What to do if your camera’s memory card lets you down
Every so often the Hands On mailbox receives a desperate request from a reader who has just lost all their holiday, wedding or other once-in-a-lifetime event photos and is hoping against hope that there may be some way of retrieving them.
If you find yourself in this situation right now, you’re in luck (if you can call it that), because this month’s column is all about retrieving images from reformatted, damaged and corrupt memory cards.
If all your photos are safe and sound and backed up in three different locations, give yourself a smug pat on the back and put this issue somewhere safe: you never know when it’s going to happen to you.
Prevention, as the well-worn phrase has it, is better than cure, and there are a few things you can do to ensure that catastrophe is less likely to erase your precious memories before you get them off your media cards.
The first thing to do is to copy the images onto your hard drive and back them up at the earliest opportunity. I’m always astonished when friends show me photos on their digital cameras that go back months. Larger 4GB and 8GB cards are useful if you shoot a lot of images, but using them as an excuse to put off transferring files to your PC is asking for trouble.
Use a card reader to transfer your files to your PC rather than attaching the camera itself, particularly if you’re experiencing problems with the card. And once you’ve safely transferred and backed up your photos, format the card in the camera before using it again.
What can go wrong?
Judging by the Hands On mailbox, forum posts and the testimonials on recovery
software and services websites, the most common reason for losing digital images
is accidental erasure or formatting.
Sometimes your camera can be responsible without any intervention on your part. Batteries may fail during a write operation (after you press the shutter but before the images have finished writing to the card, for example). And occasionally weird stuff happens for no apparent reason, such as your camera suddenly informing you that there are no images on a card when you’ve just spent the last half hour shooting.
If you take the advice offered earlier, then if you do accidentally format a card full of images you’ll only have lost your most recent photo session. Compact Flash and SD cards use the Windows Fat (File Allocation Table) format. Cards up to 4GB use Fat16 and larger cards use Fat32. As with a hard disk, when you erase files, or quick-format a drive, the data itself isn’t usually erased, only the directory is amended, with pointers to the image data removed and the memory locations occupied by the files shown as available for writing.
The first rule when things go wrong is to stop using the card immediately and remove it from the camera. There’s a good chance that the image files are still on the card, intact, and that you’ll be able to recover them using inexpensive file recovery software.
On test
I’ve carried out limited testing using five inexpensive data recovery
applications.
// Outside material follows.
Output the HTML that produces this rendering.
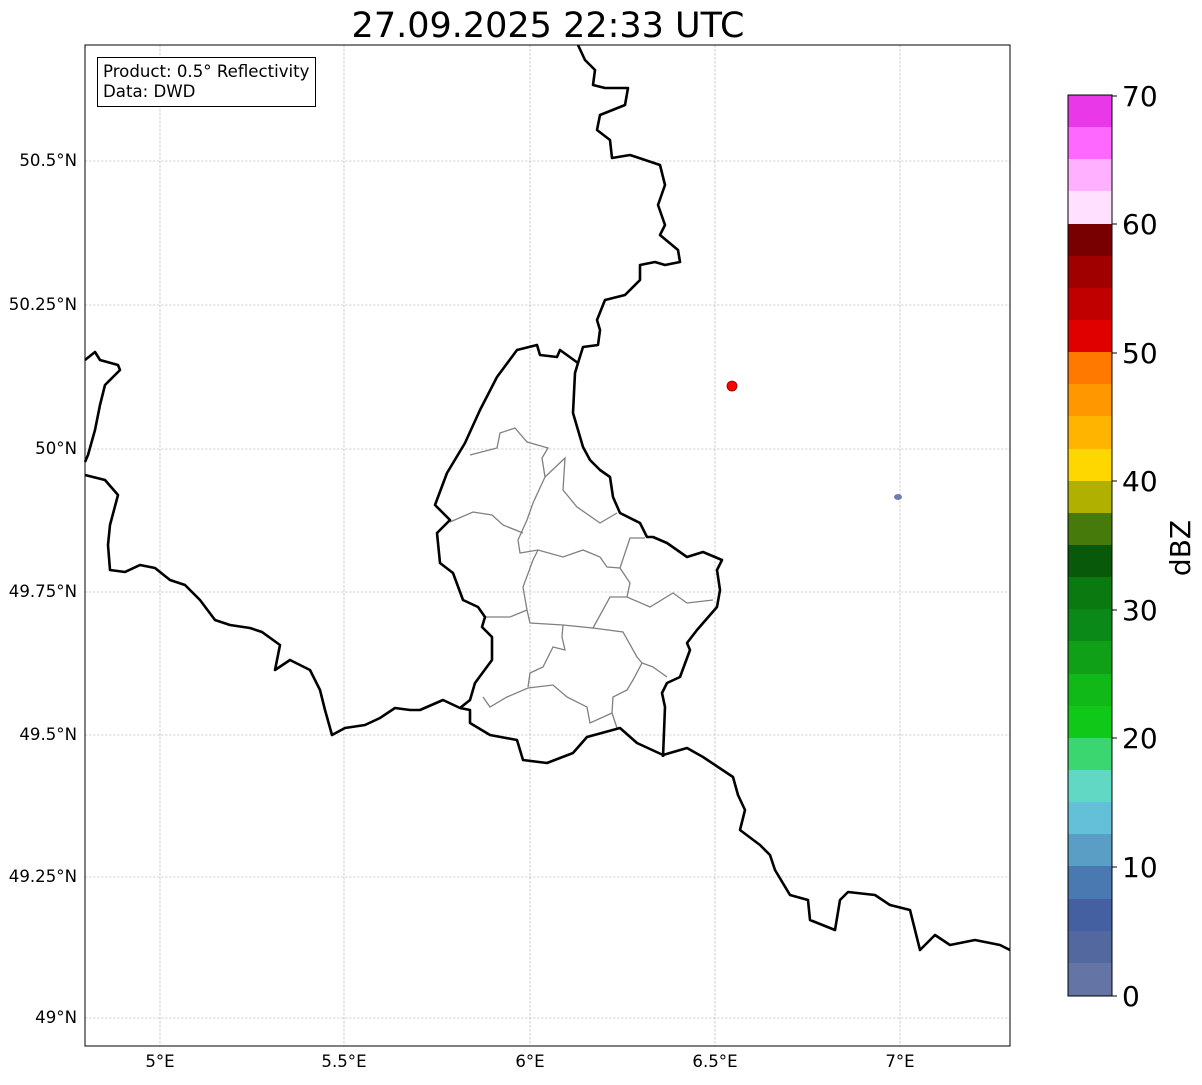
<!DOCTYPE html>
<html><head><meta charset="utf-8"><style>
body{margin:0;background:#fff;width:1202px;height:1081px;overflow:hidden;font-family:"DejaVu Sans",sans-serif}
</style></head><body>
<svg width="1202" height="1081" xmlns="http://www.w3.org/2000/svg" font-family="DejaVu Sans, sans-serif">
<text x="548" y="37" font-size="35" text-anchor="middle">27.09.2025 22:33 UTC</text>
<g stroke="#aaaaaa" stroke-width="0.6" stroke-dasharray="2.5,1.5">
<line x1="160" y1="45" x2="160" y2="1046"/><line x1="344" y1="45" x2="344" y2="1046"/><line x1="530" y1="45" x2="530" y2="1046"/><line x1="715" y1="45" x2="715" y2="1046"/><line x1="900" y1="45" x2="900" y2="1046"/>
<line x1="85" y1="161" x2="1010" y2="161"/><line x1="85" y1="305" x2="1010" y2="305"/><line x1="85" y1="449" x2="1010" y2="449"/><line x1="85" y1="592" x2="1010" y2="592"/><line x1="85" y1="735" x2="1010" y2="735"/><line x1="85" y1="877" x2="1010" y2="877"/><line x1="85" y1="1018" x2="1010" y2="1018"/>
</g>
<g fill="none" stroke="#808080" stroke-width="1.3">
<polyline points="470,455 497,448 500,433 515,428 527,442 548,448 542,458 545,477 533,503 527,520 518,540 520,553 538,550 563,557 583,550 600,557 607,567 620,568 630,583 627,597"/>
<polyline points="450,522 473,512 492,515 503,525 523,533"/>
<polyline points="545,477 565,458 563,490 577,507 600,523 617,513"/>
<polyline points="620,568 630,538 645,538"/>
<polyline points="538,550 533,560 523,587 527,610 530,623 563,625 593,628 610,597 627,597 650,607 673,593 687,603 713,600"/>
<polyline points="485,617 510,617 527,610"/>
<polyline points="563,625 562,637 565,650 553,647 543,667 530,673 528,687"/>
<polyline points="593,628 623,632 637,657 642,663 653,667 667,677"/>
<polyline points="642,663 633,680 627,690 613,697 612,713 617,728"/>
<polyline points="483,697 490,707 507,697 528,688 553,685 567,697 587,707 590,723 612,713"/>
</g>
<g fill="none" stroke="#000" stroke-width="2.6" stroke-linejoin="round">
<polyline points="578,45 585,60 595,70 593,85 605,88 628,88 625,105 600,115 597,130 610,140 612,158 630,155 660,165 665,185 658,205 665,225 660,235 678,250 680,262 665,265 655,262 640,265 640,280 625,295 605,300 597,320 600,330 598,345 583,347 578,363 575,373 573,413 578,430 583,447 590,460 600,470 610,477 613,497 620,513 640,523 647,537 653,537 667,543 687,557 703,552 722,560 717,570 720,590 717,607 697,630 687,643 690,650 680,677 667,683 662,693 665,707 663,757"/>
<polyline points="578,363 560,350 557,357 540,355 537,345 517,350 497,377 480,410 465,443 447,473 435,505 450,520 437,533 440,563 453,573 463,600 478,607 485,617 482,627 492,637 492,660 475,683 470,700 460,708"/>
<polyline points="85,475 105,480 118,495 110,525 108,545 110,570 125,572 140,565 155,568 170,580 185,585 200,600 215,620 230,625 250,628 262,632 280,645 275,670 290,660 310,670 320,690 325,710 332,735 345,728 365,725 380,718 395,708 410,710 420,710 443,700 460,708 470,710 470,723 490,735 517,740 523,760 547,763 573,753 587,737 620,728 637,743 663,755 687,748 703,757 733,777 738,795 745,810 740,830 760,845 770,855 775,870 790,895 808,900 810,920 835,930 840,900 848,892 875,895 890,905 910,910 915,930 920,950 935,935 950,945 975,940 1000,945 1010,950"/>
<polyline points="85,360 95,352 100,360 118,365 120,370 105,385 100,405 95,430 88,455 85,462"/>
</g>
<circle cx="732" cy="386" r="5" fill="#f00" stroke="#800" stroke-width="0.8"/>
<ellipse cx="898" cy="497" rx="4" ry="3" fill="#6a7fb0"/>
<rect x="85" y="45" width="925" height="1001" fill="none" stroke="#000" stroke-width="1"/>
<rect x="97.5" y="57.5" width="218" height="49" fill="#fff" stroke="#000" stroke-width="1"/>
<text x="103" y="77" font-size="16.6">Product: 0.5° Reflectivity</text>
<text x="103" y="97" font-size="16.6">Data: DWD</text>
<g font-size="16.6" text-anchor="end">
<text x="77" y="166">50.5°N</text><text x="77" y="310">50.25°N</text><text x="77" y="454">50°N</text><text x="77" y="597">49.75°N</text><text x="77" y="740">49.5°N</text><text x="77" y="882">49.25°N</text><text x="77" y="1023">49°N</text>
</g>
<g font-size="16.6" text-anchor="middle">
<text x="160" y="1067">5°E</text><text x="344" y="1067">5.5°E</text><text x="530" y="1067">6°E</text><text x="715" y="1067">6.5°E</text><text x="900" y="1067">7°E</text>
</g>
<g>
<rect x="1068" y="95" width="44" height="33" fill="#e838e8"/>
<rect x="1068" y="127" width="44" height="33" fill="#ff68ff"/>
<rect x="1068" y="159" width="44" height="33" fill="#ffb0ff"/>
<rect x="1068" y="191" width="44" height="34" fill="#ffe0ff"/>
<rect x="1068" y="224" width="44" height="33" fill="#780000"/>
<rect x="1068" y="256" width="44" height="33" fill="#a00000"/>
<rect x="1068" y="288" width="44" height="33" fill="#c00000"/>
<rect x="1068" y="320" width="44" height="33" fill="#e00000"/>
<rect x="1068" y="352" width="44" height="33" fill="#ff7800"/>
<rect x="1068" y="384" width="44" height="33" fill="#ff9800"/>
<rect x="1068" y="416" width="44" height="34" fill="#ffb400"/>
<rect x="1068" y="449" width="44" height="33" fill="#ffd700"/>
<rect x="1068" y="481" width="44" height="33" fill="#b0b000"/>
<rect x="1068" y="513" width="44" height="33" fill="#467a0a"/>
<rect x="1068" y="545" width="44" height="33" fill="#085a0a"/>
<rect x="1068" y="577" width="44" height="33" fill="#0a7a10"/>
<rect x="1068" y="609" width="44" height="33" fill="#0a8818"/>
<rect x="1068" y="641" width="44" height="34" fill="#10a018"/>
<rect x="1068" y="674" width="44" height="33" fill="#10b818"/>
<rect x="1068" y="706" width="44" height="33" fill="#10c818"/>
<rect x="1068" y="738" width="44" height="33" fill="#3cd670"/>
<rect x="1068" y="770" width="44" height="33" fill="#60d8c4"/>
<rect x="1068" y="802" width="44" height="33" fill="#64c0d8"/>
<rect x="1068" y="834" width="44" height="33" fill="#5a9ec6"/>
<rect x="1068" y="866" width="44" height="34" fill="#4a78b0"/>
<rect x="1068" y="899" width="44" height="33" fill="#4460a0"/>
<rect x="1068" y="931" width="44" height="33" fill="#5468a0"/>
<rect x="1068" y="963" width="44" height="33" fill="#6474a4"/>
<rect x="1068" y="95" width="44" height="901" fill="none" stroke="#000" stroke-width="1"/>
</g>
<g stroke="#000" stroke-width="1">
<line x1="1112" y1="96" x2="1117" y2="96"/><line x1="1112" y1="224" x2="1117" y2="224"/><line x1="1112" y1="353" x2="1117" y2="353"/><line x1="1112" y1="481" x2="1117" y2="481"/><line x1="1112" y1="610" x2="1117" y2="610"/><line x1="1112" y1="738" x2="1117" y2="738"/><line x1="1112" y1="867" x2="1117" y2="867"/><line x1="1112" y1="996" x2="1117" y2="996"/>
</g>
<g font-size="28">
<text x="1122" y="106">70</text><text x="1122" y="234">60</text><text x="1122" y="363">50</text><text x="1122" y="491">40</text><text x="1122" y="620">30</text><text x="1122" y="748">20</text><text x="1122" y="877">10</text><text x="1122" y="1006">0</text>
</g>
<text transform="translate(1190,548) rotate(-90)" font-size="28" text-anchor="middle">dBZ</text>
</svg>
</body></html>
The most costly (assuming sterling hasn’t yet reached parity with
the dollar) is £28.15 and most are available as trial downloads. In many cases
the trial will tell you whether the program can find recoverable files on the
card, and you can pay for the full version of the software to recover them.
For each of the applications I attempted to recover photos written to three cards using two different cameras. The cameras were a Canon Eos 20D SLR and a Nikon Coolpix S200 compact. The Eos 20D was used to write 200 images to a 2GB Sandisk Ultra II CF card, and an 8GB Lexar Professional 133x CF card. The Coolpix was used to record 100 images on a Sandisk 1GB SD card.
Because of the proprietary nature of camera Raw files, it can be more difficult for recovery software to identify and rescue Rawfiles than JPEGs or other published image file formats. Of the files shot with the 20D to the two Compact Flash cards, 100 were Raw .cr2 files and 100 were JPEGs. All those shot on the Coolpix were JPEGs.